What the task requires:
Write the listing below out again exactly, dropping the images.

Source material:

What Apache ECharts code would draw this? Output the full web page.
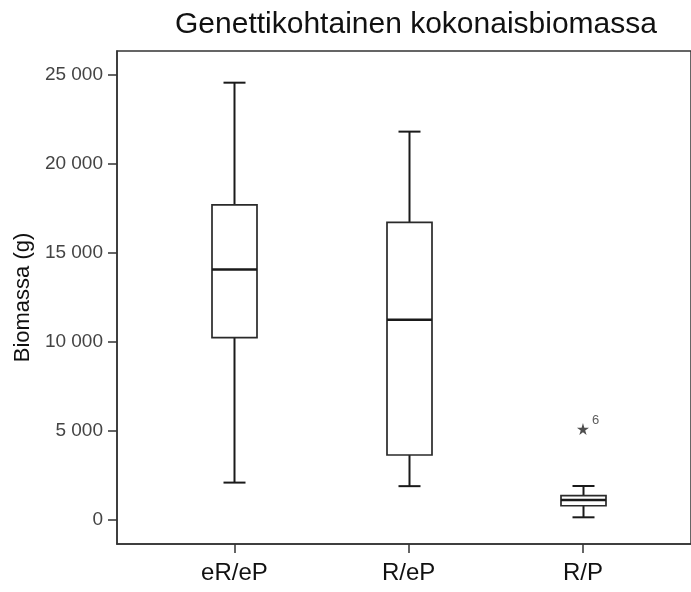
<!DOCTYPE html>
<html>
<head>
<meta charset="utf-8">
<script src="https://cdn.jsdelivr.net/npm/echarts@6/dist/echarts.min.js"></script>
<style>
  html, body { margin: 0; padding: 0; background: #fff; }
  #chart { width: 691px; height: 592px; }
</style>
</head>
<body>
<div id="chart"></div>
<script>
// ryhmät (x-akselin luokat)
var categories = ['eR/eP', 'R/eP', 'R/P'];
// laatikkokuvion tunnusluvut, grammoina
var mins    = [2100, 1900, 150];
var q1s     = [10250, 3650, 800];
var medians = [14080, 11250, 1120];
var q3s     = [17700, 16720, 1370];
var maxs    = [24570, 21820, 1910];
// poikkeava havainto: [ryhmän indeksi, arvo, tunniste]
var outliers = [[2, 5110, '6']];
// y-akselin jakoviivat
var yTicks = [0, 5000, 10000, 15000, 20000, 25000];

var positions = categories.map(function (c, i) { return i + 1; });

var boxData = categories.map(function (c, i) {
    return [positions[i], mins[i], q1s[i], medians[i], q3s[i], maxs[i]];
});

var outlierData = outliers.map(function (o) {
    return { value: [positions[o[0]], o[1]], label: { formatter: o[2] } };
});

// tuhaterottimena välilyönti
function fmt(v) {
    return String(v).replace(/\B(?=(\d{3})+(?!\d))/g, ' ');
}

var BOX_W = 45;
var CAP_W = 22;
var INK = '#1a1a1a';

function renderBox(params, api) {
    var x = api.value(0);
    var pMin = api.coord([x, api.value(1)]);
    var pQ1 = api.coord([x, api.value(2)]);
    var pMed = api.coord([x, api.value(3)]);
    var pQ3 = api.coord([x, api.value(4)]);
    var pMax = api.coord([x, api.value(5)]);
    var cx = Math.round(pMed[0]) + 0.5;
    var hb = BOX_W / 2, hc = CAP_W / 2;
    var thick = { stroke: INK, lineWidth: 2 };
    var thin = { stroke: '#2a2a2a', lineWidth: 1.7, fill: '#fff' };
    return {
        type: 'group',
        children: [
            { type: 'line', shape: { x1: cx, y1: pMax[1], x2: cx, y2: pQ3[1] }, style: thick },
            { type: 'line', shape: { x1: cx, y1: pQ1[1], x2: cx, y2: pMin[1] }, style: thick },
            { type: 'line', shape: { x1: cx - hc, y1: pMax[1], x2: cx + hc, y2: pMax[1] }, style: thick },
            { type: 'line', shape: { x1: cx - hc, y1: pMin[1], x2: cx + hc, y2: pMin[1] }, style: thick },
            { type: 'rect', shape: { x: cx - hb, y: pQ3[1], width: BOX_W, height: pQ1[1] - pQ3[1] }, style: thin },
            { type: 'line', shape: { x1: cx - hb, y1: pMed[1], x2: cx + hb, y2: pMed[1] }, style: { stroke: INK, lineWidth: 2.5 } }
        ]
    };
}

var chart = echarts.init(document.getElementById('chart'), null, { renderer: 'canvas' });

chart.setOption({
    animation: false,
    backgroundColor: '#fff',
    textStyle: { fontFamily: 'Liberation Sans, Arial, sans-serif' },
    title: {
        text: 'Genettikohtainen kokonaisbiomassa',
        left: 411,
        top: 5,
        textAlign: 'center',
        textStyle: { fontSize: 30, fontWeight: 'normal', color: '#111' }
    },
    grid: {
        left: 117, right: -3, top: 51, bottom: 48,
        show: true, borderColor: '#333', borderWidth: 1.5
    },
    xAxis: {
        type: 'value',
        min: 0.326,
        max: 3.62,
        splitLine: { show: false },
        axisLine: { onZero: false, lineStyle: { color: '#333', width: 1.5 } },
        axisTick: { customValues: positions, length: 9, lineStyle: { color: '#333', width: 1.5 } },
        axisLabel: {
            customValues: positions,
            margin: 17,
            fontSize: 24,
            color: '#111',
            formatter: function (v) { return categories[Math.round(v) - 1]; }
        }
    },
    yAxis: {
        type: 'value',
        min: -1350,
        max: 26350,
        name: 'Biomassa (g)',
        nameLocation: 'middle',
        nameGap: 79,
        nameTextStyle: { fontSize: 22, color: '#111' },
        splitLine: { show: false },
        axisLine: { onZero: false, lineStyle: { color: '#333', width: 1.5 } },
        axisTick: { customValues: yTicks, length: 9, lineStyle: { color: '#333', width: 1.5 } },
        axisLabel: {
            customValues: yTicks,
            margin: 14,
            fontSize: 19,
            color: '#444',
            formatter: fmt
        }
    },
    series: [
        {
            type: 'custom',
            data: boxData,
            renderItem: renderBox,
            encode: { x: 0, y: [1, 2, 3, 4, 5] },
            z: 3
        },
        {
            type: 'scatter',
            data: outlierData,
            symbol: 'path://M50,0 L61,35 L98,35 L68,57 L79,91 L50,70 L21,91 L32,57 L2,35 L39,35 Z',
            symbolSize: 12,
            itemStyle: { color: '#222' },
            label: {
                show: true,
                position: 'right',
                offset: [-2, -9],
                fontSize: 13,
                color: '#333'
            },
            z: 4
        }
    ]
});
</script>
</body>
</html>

Solution for this exercise:
What Apache ECharts code would draw this? Output the full web page.
<!DOCTYPE html>
<html>
<head>
<meta charset="utf-8">
<script src="https://cdn.jsdelivr.net/npm/echarts@6/dist/echarts.min.js"></script>
<style>
  html, body { margin: 0; padding: 0; background: #fff; }
  #chart { width: 691px; height: 592px; }
</style>
</head>
<body>
<div id="chart"></div>
<script>
// ryhmät (x-akselin luokat)
var categories = ['eR/eP', 'R/eP', 'R/P'];
// laatikkokuvion tunnusluvut, grammoina
var mins    = [2100, 1900, 150];
var q1s     = [10250, 3650, 800];
var medians = [14080, 11250, 1120];
var q3s     = [17700, 16720, 1370];
var maxs    = [24570, 21820, 1910];
// poikkeava havainto: [ryhmän indeksi, arvo, tunniste]
var outliers = [[2, 5110, '6']];
// y-akselin jakoviivat
var yTicks = [0, 5000, 10000, 15000, 20000, 25000];

var positions = categories.map(function (c, i) { return i + 1; });

var boxData = categories.map(function (c, i) {
    return [positions[i], mins[i], q1s[i], medians[i], q3s[i], maxs[i]];
});

var outlierData = outliers.map(function (o) {
    return { value: [positions[o[0]], o[1]], label: { formatter: o[2] } };
});

// tuhaterottimena välilyönti
function fmt(v) {
    return String(v).replace(/\B(?=(\d{3})+(?!\d))/g, ' ');
}

var BOX_W = 45;
var CAP_W = 22;
var INK = '#1a1a1a';

function renderBox(params, api) {
    var x = api.value(0);
    var pMin = api.coord([x, api.value(1)]);
    var pQ1 = api.coord([x, api.value(2)]);
    var pMed = api.coord([x, api.value(3)]);
    var pQ3 = api.coord([x, api.value(4)]);
    var pMax = api.coord([x, api.value(5)]);
    var cx = Math.round(pMed[0]) + 0.5;
    var hb = BOX_W / 2, hc = CAP_W / 2;
    var thick = { stroke: INK, lineWidth: 2 };
    var thin = { stroke: '#2a2a2a', lineWidth: 1.7, fill: '#fff' };
    return {
        type: 'group',
        children: [
            { type: 'line', shape: { x1: cx, y1: pMax[1], x2: cx, y2: pQ3[1] }, style: thick },
            { type: 'line', shape: { x1: cx, y1: pQ1[1], x2: cx, y2: pMin[1] }, style: thick },
            { type: 'line', shape: { x1: cx - hc, y1: pMax[1], x2: cx + hc, y2: pMax[1] }, style: thick },
            { type: 'line', shape: { x1: cx - hc, y1: pMin[1], x2: cx + hc, y2: pMin[1] }, style: thick },
            { type: 'rect', shape: { x: cx - hb, y: pQ3[1], width: BOX_W, height: pQ1[1] - pQ3[1] }, style: thin },
            { type: 'line', shape: { x1: cx - hb, y1: pMed[1], x2: cx + hb, y2: pMed[1] }, style: { stroke: INK, lineWidth: 2.5 } }
        ]
    };
}

var chart = echarts.init(document.getElementById('chart'), null, { renderer: 'canvas' });

chart.setOption({
    animation: false,
    backgroundColor: '#fff',
    textStyle: { fontFamily: 'Liberation Sans, Arial, sans-serif' },
    title: {
        text: 'Genettikohtainen kokonaisbiomassa',
        left: 411,
        top: 5,
        textAlign: 'center',
        textStyle: { fontSize: 30, fontWeight: 'normal', color: '#111' }
    },
    grid: {
        left: 117, right: -3, top: 51, bottom: 48,
        show: true, borderColor: '#333', borderWidth: 1.5
    },
    xAxis: {
        type: 'value',
        min: 0.326,
        max: 3.62,
        splitLine: { show: false },
        axisLine: { onZero: false, lineStyle: { color: '#333', width: 1.5 } },
        axisTick: { customValues: positions, length: 9, lineStyle: { color: '#333', width: 1.5 } },
        axisLabel: {
            customValues: positions,
            margin: 17,
            fontSize: 24,
            color: '#111',
            formatter: function (v) { return categories[Math.round(v) - 1]; }
        }
    },
    yAxis: {
        type: 'value',
        min: -1350,
        max: 26350,
        name: 'Biomassa (g)',
        nameLocation: 'middle',
        nameGap: 79,
        nameTextStyle: { fontSize: 22, color: '#111' },
        splitLine: { show: false },
        axisLine: { onZero: false, lineStyle: { color: '#333', width: 1.5 } },
        axisTick: { customValues: yTicks, length: 9, lineStyle: { color: '#333', width: 1.5 } },
        axisLabel: {
            customValues: yTicks,
            margin: 14,
            fontSize: 19,
            color: '#444',
            formatter: fmt
        }
    },
    series: [
        {
            type: 'custom',
            data: boxData,
            renderItem: renderBox,
            encode: { x: 0, y: [1, 2, 3, 4, 5] },
            z: 3
        },
        {
            type: 'scatter',
            data: outlierData,
            symbol: 'path://M50,0 L61,35 L98,35 L68,57 L79,91 L50,70 L21,91 L32,57 L2,35 L39,35 Z',
            symbolSize: 12,
            itemStyle: { color: '#222' },
            label: {
                show: true,
                position: 'right',
                offset: [-2, -9],
                fontSize: 13,
                color: '#333'
            },
            z: 4
        }
    ]
});
</script>
</body>
</html>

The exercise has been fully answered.